PROBLEM DETAILS: Search the material below for the word "that" and copy every line in which it occurs.

* start *

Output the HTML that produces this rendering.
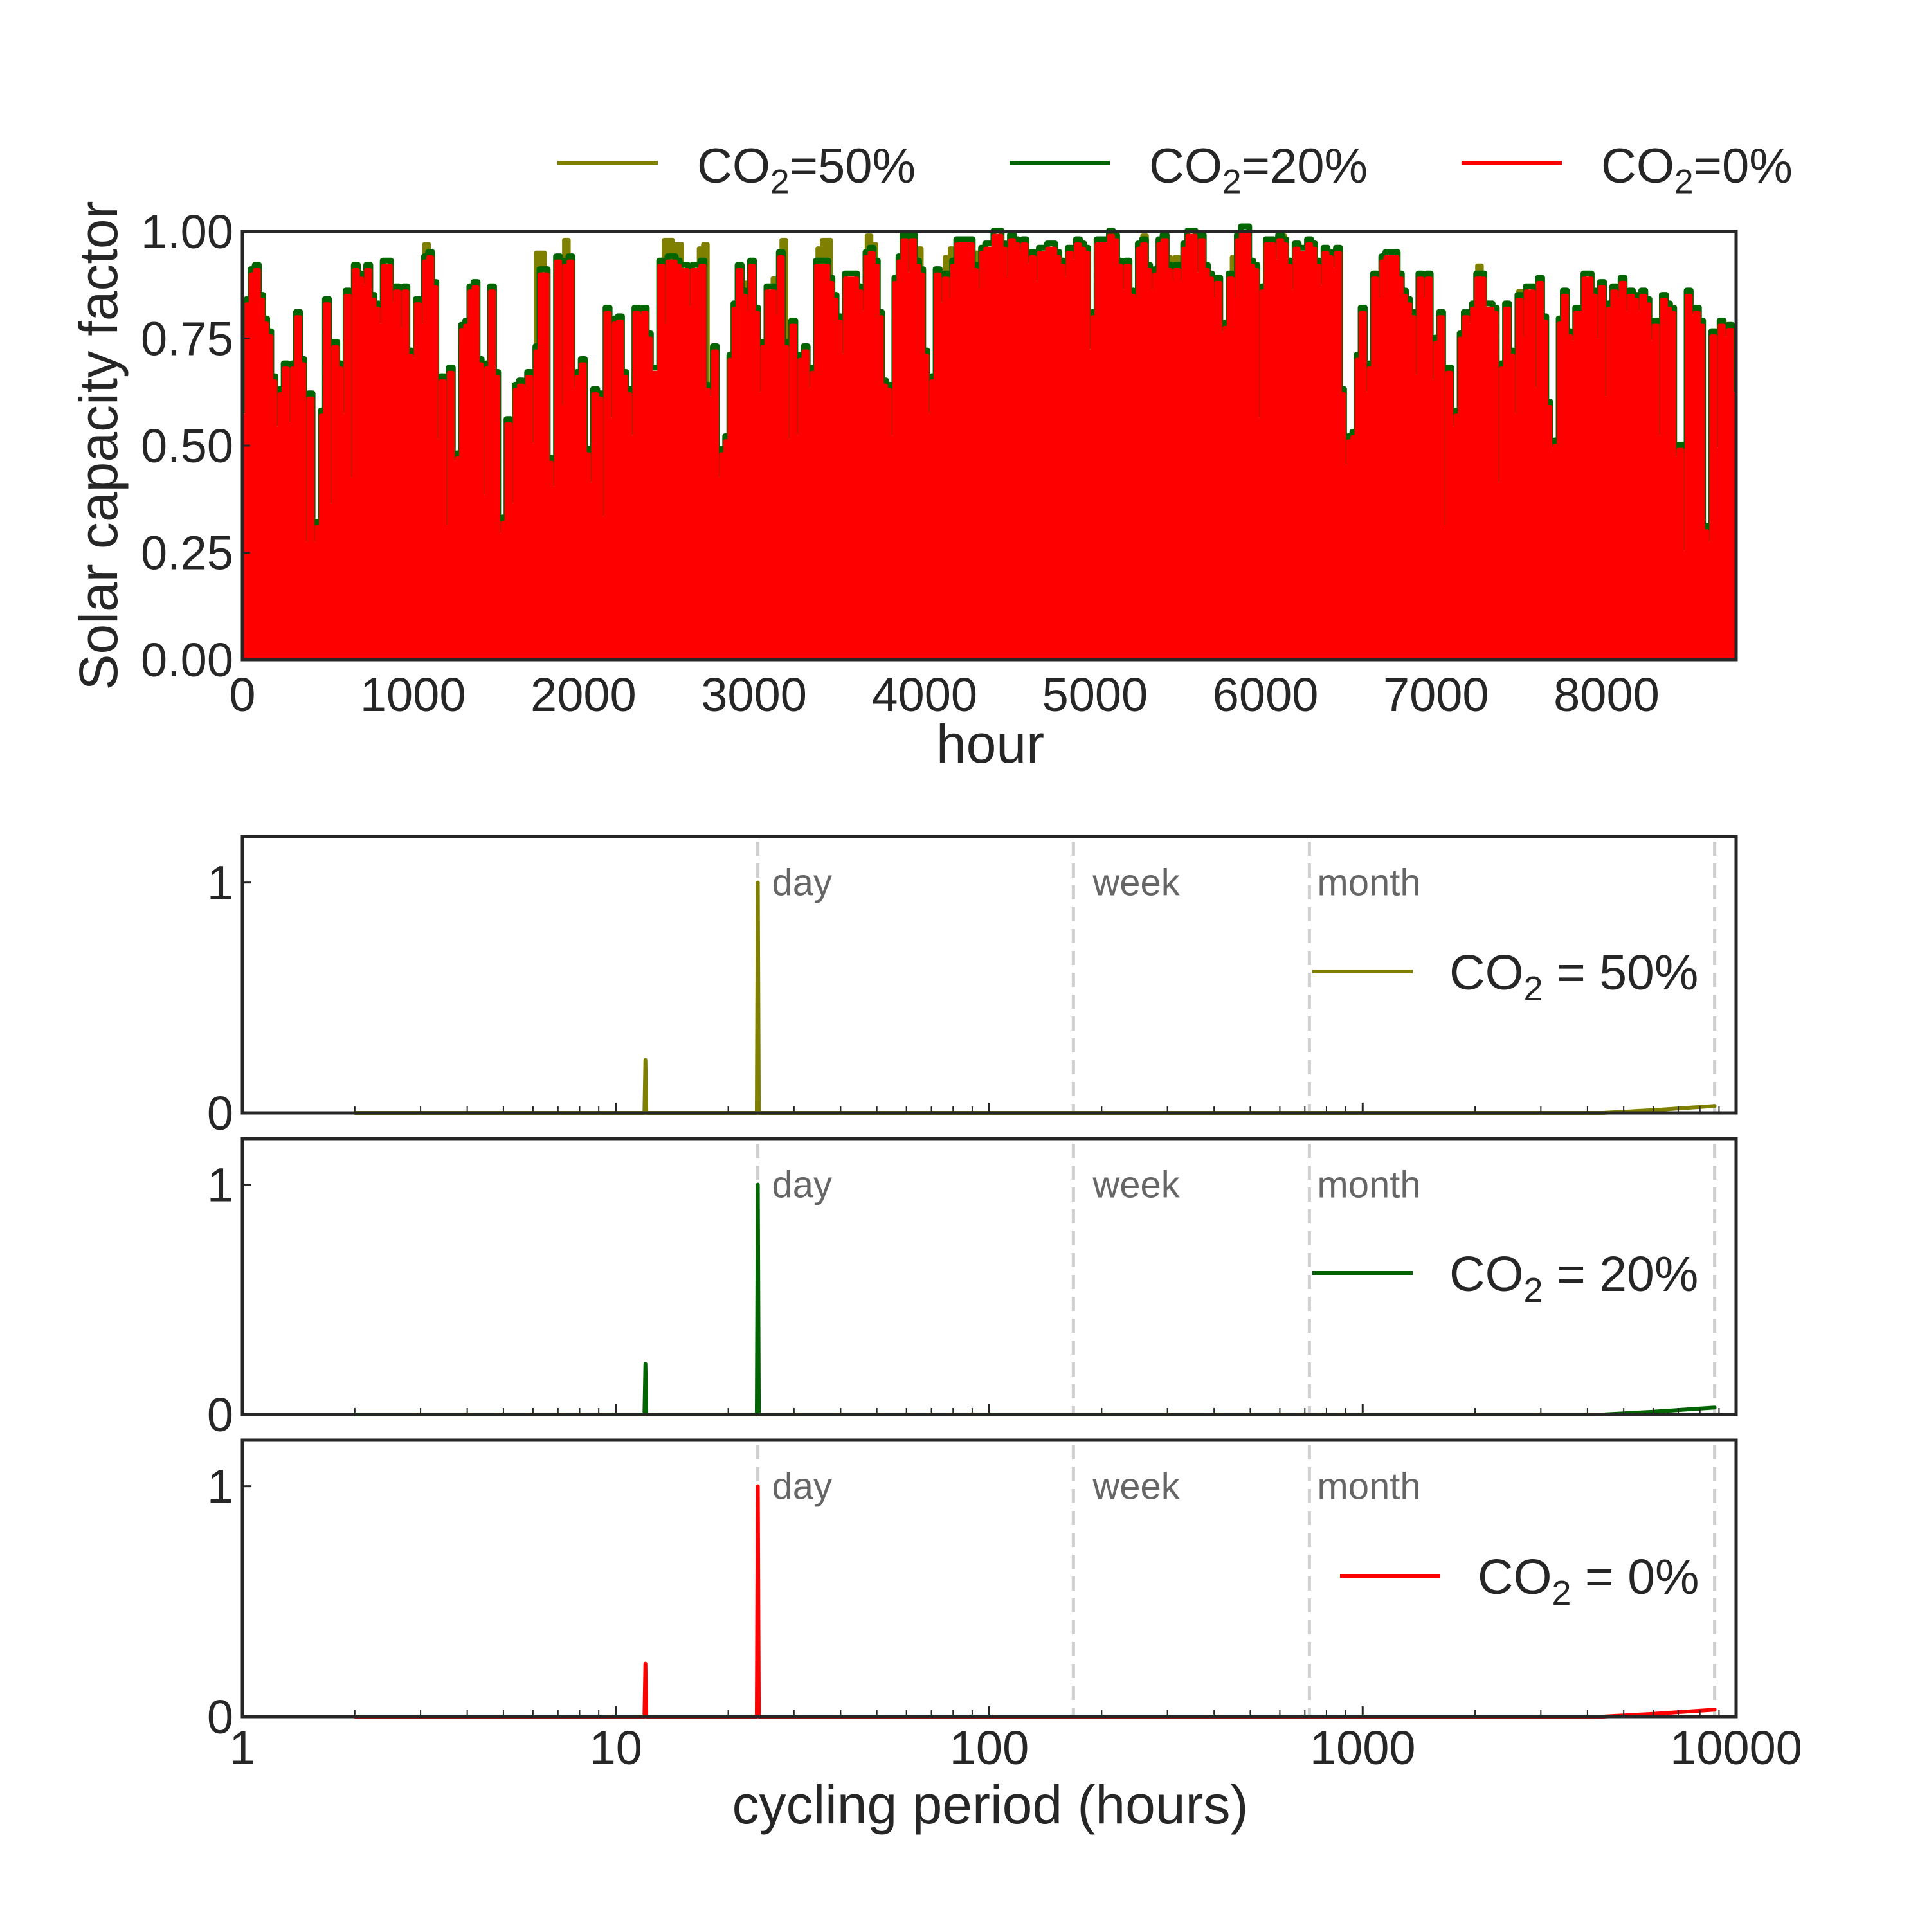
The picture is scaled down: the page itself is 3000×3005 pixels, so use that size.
<!DOCTYPE html>
<html><head><meta charset="utf-8"><style>
html,body{margin:0;padding:0;background:#fff;}
svg text{font-family:"Liberation Sans","DejaVu Sans",sans-serif;fill:#262626;}
</style></head><body>
<svg id="chart" xmlns="http://www.w3.org/2000/svg" width="3000" height="3000" viewBox="0 0 3000 3000">
<rect width="3000" height="3000" fill="#fff"/>
<g id="topchart"></g><g id="bottom"></g>
</svg>
<script>
// ---- data: daily capacity factor (CO2=0%), ~24h steps ----
const cf0 = [0.57,0.83,0.90,0.91,0.84,0.785,0.755,0.65,0.54,0.62,0.68,0.55,0.68,0.80,0.69,0.27,0.61,0.27,0.31,0.57,0.83,0.36,0.73,0.68,0.57,0.85,0.42,0.91,0.89,0.87,0.91,0.84,0.82,0.78,0.92,0.92,0.83,0.86,0.77,0.86,0.71,0.70,0.83,0.78,0.93,0.94,0.87,0.51,0.65,0.31,0.67,0.46,0.47,0.77,0.78,0.86,0.87,0.69,0.38,0.68,0.86,0.66,0.29,0.32,0.55,0.36,0.63,0.64,0.63,0.66,0.50,0.72,0.90,0.90,0.46,0.40,0.93,0.59,0.92,0.93,0.63,0.66,0.69,0.48,0.41,0.62,0.61,0.33,0.81,0.56,0.785,0.79,0.66,0.62,0.52,0.81,0.80,0.81,0.75,0.67,0.67,0.92,0.78,0.93,0.93,0.92,0.91,0.91,0.82,0.91,0.91,0.92,0.63,0.61,0.72,0.42,0.48,0.51,0.70,0.82,
0.91,0.85,0.81,0.92,0.81,0.62,0.73,0.86,0.86,0.80,0.94,0.73,0.51,0.78,0.52,0.70,0.72,0.63,0.67,0.92,0.92,0.92,0.88,0.84,0.79,0.71,0.89,0.89,0.89,0.86,0.81,0.94,0.95,0.92,0.80,0.64,0.63,0.52,0.88,0.93,0.98,0.90,0.98,0.92,0.90,0.71,0.57,0.65,0.90,0.83,0.89,0.84,0.92,0.97,0.97,0.97,0.97,0.91,0.86,0.95,0.96,0.96,0.99,0.99,0.96,0.89,0.98,0.97,0.95,0.97,0.92,0.94,0.88,0.95,0.95,0.96,0.96,0.94,0.92,0.89,0.95,0.93,0.97,0.96,0.95,0.72,0.80,0.97,0.97,0.97,0.99,0.98,0.92,0.86,0.92,0.85,0.84,0.96,0.97,0.91,0.86,0.90,0.97,0.98,0.91,0.88,0.91,0.88,0.96,0.99,0.99,0.90,0.98,0.91,0.89,0.84,0.88,0.76,0.775,0.89,0.84,
0.98,1.0,1.0,0.92,0.91,0.56,0.86,0.97,0.97,0.93,0.98,0.97,0.92,0.86,0.96,0.95,0.95,0.97,0.96,0.92,0.87,0.95,0.94,0.91,0.95,0.62,0.45,0.51,0.52,0.70,0.81,0.62,0.68,0.89,0.84,0.93,0.94,0.94,0.94,0.89,0.85,0.83,0.80,0.66,0.89,0.84,0.89,0.65,0.74,0.80,0.31,0.67,0.54,0.57,0.75,0.80,0.78,0.82,0.89,0.89,0.82,0.82,0.81,0.41,0.68,0.82,0.71,0.57,0.84,0.75,0.86,0.86,0.63,0.88,0.79,0.59,0.49,0.50,0.785,0.85,0.755,0.74,0.81,0.81,0.89,0.89,0.85,0.745,0.87,0.61,0.82,0.86,0.84,0.88,0.81,0.85,0.84,0.81,0.85,0.83,0.74,0.78,0.52,0.84,0.82,0.81,0.47,0.49,0.25,0.85,0.80,0.81,0.78,0.30,0.27,0.755,0.49,0.78,0.75,0.77,0.62];
// CO2=50% days that exceed the 0% curve: hours and values
const peak50Hours = [80,1080,1735,1760,1900,2485,2510,2540,2565,2600,2690,2715,2955,3123,3175,3386,3412,3438,3675,3704,3970,4133,4162,4306,5291,5432,5480,5647,5816,6102,7255,7495];
const peak50Vals  = [0.92,0.97,0.95,0.95,0.98,0.98,0.98,0.97,0.97,0.85,0.96,0.97,0.88,0.89,0.98,0.96,0.98,0.98,0.99,0.97,0.96,0.94,0.96,0.95,0.99,0.94,0.94,0.92,0.94,0.99,0.92,0.86];
const xTicksTop = [0,1000,2000,3000,4000,5000,6000,7000,8000];
const yTicksTop = [0,0.25,0.5,0.75,1.0];
const yTickLabelsTop = ["0.00","0.25","0.50","0.75","1.00"];
// spectra
const specPeriods = [2,11.93,12,12.07,23.85,24,24.15,100,1000,4400,6000,8760];
const spec50 = [0,0,0.23,0,0,1.0,0,0,0,0,0.012,0.03];
const spec20 = [0,0,0.22,0,0,1.0,0,0,0,0,0.012,0.03];
const spec0  = [0,0,0.23,0,0,1.0,0,0,0,0,0.012,0.03];
const markPeriods = [24,168,720,8760];
const markLabels = ["day","week","month",""];
const xTickVals = [1,10,100,1000,10000];
const xTickLabels = ["1","10","100","1000","10000"];

const NS="http://www.w3.org/2000/svg";
function mk(parent,tag,attrs,name){const e=document.createElementNS(NS,tag);for(const k in attrs)e.setAttribute(k,attrs[k]);


parent.appendChild(e);return e;}
function txt(parent,x,y,s,size,anchor,name,extra){const t=mk(parent,'text',Object.assign({x:x,y:y,'font-size':size,'text-anchor':anchor||'start'},extra||{}),name);t.textContent=s;return t;}
function co2(parent,x,y,pre,post,size,anchor,name){const t=mk(parent,'text',{x:x,y:y,'font-size':size,'text-anchor':anchor||'start'},name);
t.appendChild(document.createTextNode(pre));const s=document.createElementNS(NS,'tspan');s.setAttribute('font-size',size*0.7);s.setAttribute('dy',size*0.22);s.textContent='2';t.appendChild(s);
const s2=document.createElementNS(NS,'tspan');s2.setAttribute('dy',-size*0.22);s2.textContent=post;t.appendChild(s2);return t;}

// ---- top chart ----
const topG=document.getElementById('topchart');
const TL=377,TR=2700,TT=360,TB=1026;
const xh=h=>TL+h/8760*(TR-TL), yv=v=>TB-v*(TB-TT);
const step=8760/cf0.length;
const clip=mk(topG,'clipPath',{id:'tc'},'top-clip');mk(clip,'rect',{x:TL,y:TT-20,width:TR-TL,height:TB-TT+20},'clip-rect');
const g=mk(topG,'g',{'clip-path':'url(#tc)'},'top-plot-area');
peak50Hours.forEach((h,i)=>{
  mk(g,'path',{d:`M${xh(h-step/2)},${TB} L${xh(h-step/2)},${yv(peak50Vals[i])} L${xh(h+step/2)},${yv(peak50Vals[i])} L${xh(h+step/2)},${TB}Z`,fill:'#808000',stroke:'#808000','stroke-width':7,'stroke-linejoin':'round'},'co2-50-peak');
});
let dG='',dR='';
cf0.forEach((v,i)=>{const x0=xh(i*step),x1=xh((i+1)*step);
  dG+=(i?'L':'M')+x0+','+yv(v+0.012)+' L'+x1+','+yv(v+0.012)+' ';
  dR+='L'+x0+','+yv(v)+' L'+x1+','+yv(v)+' ';});
mk(g,'path',{d:dG,fill:'none',stroke:'#006400','stroke-width':9,'stroke-linejoin':'round','stroke-linecap':'round'},'co2-20-line');
mk(g,'path',{d:'M'+TL+','+TB+' '+dR+' L'+TR+','+TB+'Z',fill:'#ff0000',stroke:'#ff0000','stroke-width':6,'stroke-linejoin':'round'},'co2-0-area');
mk(topG,'rect',{x:TL,y:TT,width:TR-TL,height:TB-TT,fill:'none',stroke:'#262626','stroke-width':5},'top-frame');
yTicksTop.forEach((v,i)=>{mk(topG,'line',{x1:TL,x2:TL+12,y1:yv(v),y2:yv(v),stroke:'#262626','stroke-width':3},'y-tick');
  txt(topG,TL-14,yv(v)+26,yTickLabelsTop[i],74,'end','y-tick-label');});
xTicksTop.forEach(h=>txt(topG,xh(h),TB+80,String(h),74,'middle','x-tick-label'));
txt(topG,1540,1186,'hour',84,'middle','x-axis-title');
txt(topG,0,0,'Solar capacity factor',84,'middle','y-axis-title',{transform:'translate(182,693) rotate(-90)'});
const legendItems=[['#808000',867,'=50%'],['#006400',1570,'=20%'],['#ff0000',2273,'=0%']];
legendItems.forEach(l=>{mk(topG,'line',{x1:l[1],x2:l[1]+156,y1:253,y2:253,stroke:l[0],'stroke-width':6},'legend-line');
  co2(topG,l[1]+217,284,'CO',l[2],76,'start','legend-entry');});

// ---- bottom panels ----
const bot=document.getElementById('bottom');
const BL=377,BR=2700,dec=(BR-BL)/4;
const lx=p=>BL+Math.log10(p)*dec;
const panels=[{t:1301,b:1731,c:'#808000',s:spec50,lab:' = 50%',lx:2041,tx:2254,ly:1511},
              {t:1771,b:2200,c:'#006400',s:spec20,lab:' = 20%',lx:2041,tx:2254,ly:1980},
              {t:2240,b:2670,c:'#ff0000',s:spec0,lab:' = 0%',lx:2084,tx:2298,ly:2451}];
const labOff=[22,30,12,0];
panels.forEach((P,pi)=>{
  const py=v=>P.b-v*(P.b-P.t)/1.2;
  const pg=mk(bot,'g',{},'spectrum-panel-'+pi);
  markPeriods.forEach((m,i)=>{mk(pg,'line',{x1:lx(m),x2:lx(m),y1:P.t+8,y2:P.b,stroke:'#cfcfcf','stroke-width':5,'stroke-dasharray':'22,12'},'period-marker');
    if(markLabels[i])txt(pg,lx(m)+labOff[i],py(1)+20,markLabels[i],58,'start','period-label',{style:'fill:#666'});});
  let d='';specPeriods.forEach((p,i)=>{d+=(i?'L':'M')+lx(p)+','+py(P.s[i])+' ';});
  mk(pg,'path',{d:d,fill:'none',stroke:P.c,'stroke-width':6,'stroke-linejoin':'round','stroke-linecap':'round'},'spectrum-line');
  mk(pg,'rect',{x:BL,y:P.t,width:BR-BL,height:P.b-P.t,fill:'none',stroke:'#262626','stroke-width':5},'panel-frame');
  for(let k=0;k<4;k++)for(let m=2;m<10;m++){const x=lx(m*Math.pow(10,k));mk(pg,'line',{x1:x,x2:x,y1:P.b,y2:P.b-10,stroke:'#262626','stroke-width':2},'minor-tick');}
  xTickVals.forEach(v=>mk(pg,'line',{x1:lx(v),x2:lx(v),y1:P.b,y2:P.b-16,stroke:'#262626','stroke-width':3},'major-tick'));
  [0,1].forEach(v=>{mk(pg,'line',{x1:BL,x2:BL+14,y1:py(v),y2:py(v),stroke:'#262626','stroke-width':3},'y-tick');
    txt(pg,BL-14,py(v)+26,String(v),74,'end','y-tick-label');});
  mk(pg,'line',{x1:P.lx,x2:P.lx+156,y1:P.ly,y2:P.ly,stroke:P.c,'stroke-width':6},'panel-legend-line');
  co2(pg,P.tx,P.ly+28,'CO',P.lab,77,'start','panel-legend-entry');
});
xTickVals.forEach((v,i)=>txt(bot,lx(v),2744,xTickLabels[i],74,'middle','x-tick-label'));
txt(bot,1540,2836,'cycling period (hours)',84,'middle','x-axis-title');
</script>
</body></html>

* end *

SOLUTION BELOW:
Output the HTML that produces this rendering.
The picture is scaled down: the page itself is 3000×3005 pixels, so use that size.
// CO2=50% days that exceed the 0% curve: hours and values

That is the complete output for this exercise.